During cluster deployment, you need to install the Vega and some mandatory software packages on each cluster node by running the following commands:
pip3 install --user --upgrade noah-vega
In addition, you need to install the `MPI' software. For details, see Installing the MPI.
After installing the preceding software on each host, you need to configure SSH mutual trust (#ssh) and build NFS (#nfs).
After the preceding operations are complete, the cluster has been deployed.

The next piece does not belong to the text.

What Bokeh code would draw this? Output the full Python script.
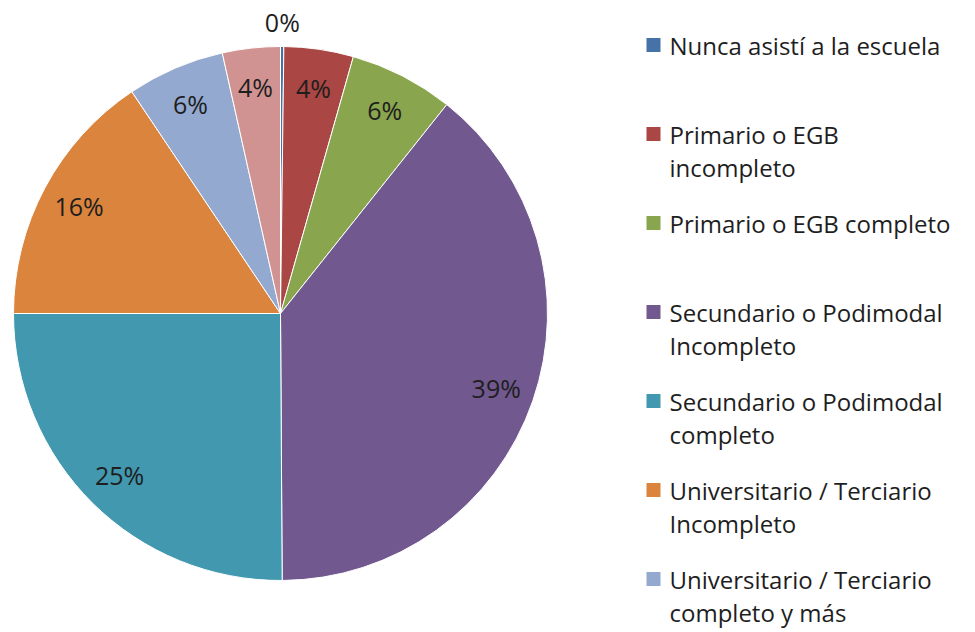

After the cluster is deployed, run the following command to check whether the cluster is available:
vega-verify-cluster -m <master IP> -s <slave IP 1> <slave IP 2> ... -n <shared NFS folder>
For example:
vega-verify-cluster -m 192.168.0.2 -s 192.168.0.3 192.168.0.4 -n /home/alan/nfs_folder
After the verification is complete, the message "All cluster check items have passed." is displayed. If an error occurs during the verification, please adjust the cluster based on the exception information.
-
Use the apt tool to install MPI directly
sudo apt-get install mpi
-
Run the following commandes to check mpi is working.
mpirun
Any two hosts on the network must support SSH mutual trust. The configuration method is as follows:
-
Install SSH.
sudo apt-get install sshd
-
Indicates the public key.
ssh-keygen -t rsa
two file id_rsa, id_rsa.pub will be create in folder ~/.ssh/, id_rsa.pub is public key. -
Check the authorized_keys file in the directory. If the file does not exist, create it and run the chmod 600 ~/.ssh/authorized_keys command to change the permission.
-
Copy the public key id_rsa.pub to the authorized_keys file on other servers.
NFS server settings:
-
Install the NFS server.
sudo apt install nfs-kernel-server
-
Create a shared directory on the NFS server, for example,
/<user home path>/nfs_cache
.cd ~ mkdir nfs_cache
-
Write the shared directory to the configuration file
/etc/exports
.sudo bash -c "echo '/home/<user home path>/nfs_cache *(rw,sync,no_subtree_check,no_root_squash,all_squash)' >> /etc/exports"
-
Set the shared directory to the
nobody
user.sudo chown -R nobody: /<user home path>/nfs_cache
-
Restart the NFS server.
sudo service nfs-kernel-server restart
The NFS client must be configured on each server.
-
Install the client tool.
sudo apt install nfs-common
-
Create a local mount directory.
cd - mkdir -p ./nfs_folder
-
Mount the shared directory.
sudo mount -t nfs < Server ip>:/<user home path>/nfs_cache /<user home path>/nfs_folder
After the mounting is complete, /<user home path>/nfs_folder
is the working directory of the multi-node cluster. Run the Vega program in this directory.